As pessoas vão embora. Eu deveria já ter aprendido, mas minha teimosia não deixa, porque no fundo eu espero que elas sejam iguais a mim. As pessoas não cumprem promessas, elas mentem, elas olham nos seus olhos e falam que nunca vão te machucar e que não vão deixar ninguém fazer mal, e no final elas são as primeiras a te machucarem.

De todas as flores que eu dei, ninguém deixou florescer. Eu via as pétalas caírem uma a uma e tentava guardá-las, com a falsa esperança que no final elas teriam algum significado, porém elas murchavam e escureciam, dando um fim aos laços que eu criei.

Persisti em batalhas que já estavam perdidas, esforcei-me ao máximo e falhei. Me desgastei e hoje é como se não houvesse mais nada capaz de repor minhas energias.

A cada dia que passa uma parte dentro de mim morre. Estou me tornando uma casca vazia que leva uma vida morta. Nem toda morfina é capaz de amenizar essa dor, não existe remédio para essa alma destruída.

Já ouviu falar sobre tatuagem Maori?

Da cultura polinésia, esse tipo de arte registra no corpo os traços de personalidade, conquistas e bravura, laços familiares e conta a história de cada pessoa que a possui.
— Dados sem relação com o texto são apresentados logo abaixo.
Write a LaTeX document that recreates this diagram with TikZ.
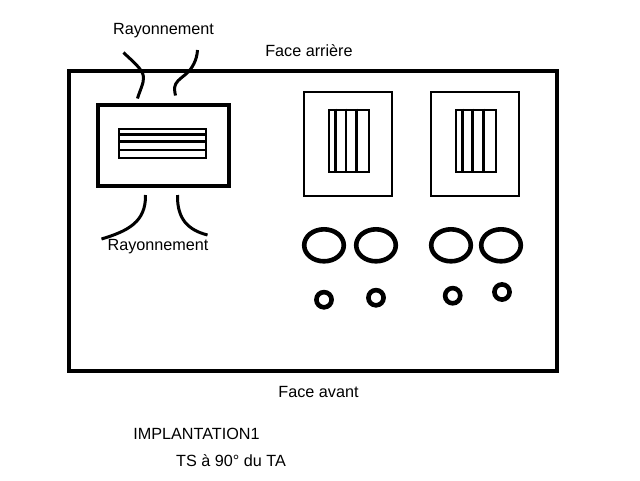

Eu tenho um lobo gravado no antebraço. Apesar da minha tatuagem não ter os traços físicos da Maori, ela tem um significado semelhante a cultura deles.

Conhece a hierarquia de uma alcateia?

No topo há o líder, o lobo alfa. Abaixo tem os betas, que podem assumir o comando caso aconteça algo com o alfa ou se sintam confiantes para desafiar sua liderança. E por último, na classe mais baixa e fraca da alcateia está o ômega. É engraçado dizer, pois muitos consideram um lobo ômega o animal mais fraco da grupo, aquele deixado por último, outros dizem que eles não vivem em conjunto, sendo o chamado "lobo solitário".

Dizem que um ômega não sobrevive durante muito tempo, mas eu ainda estou aqui.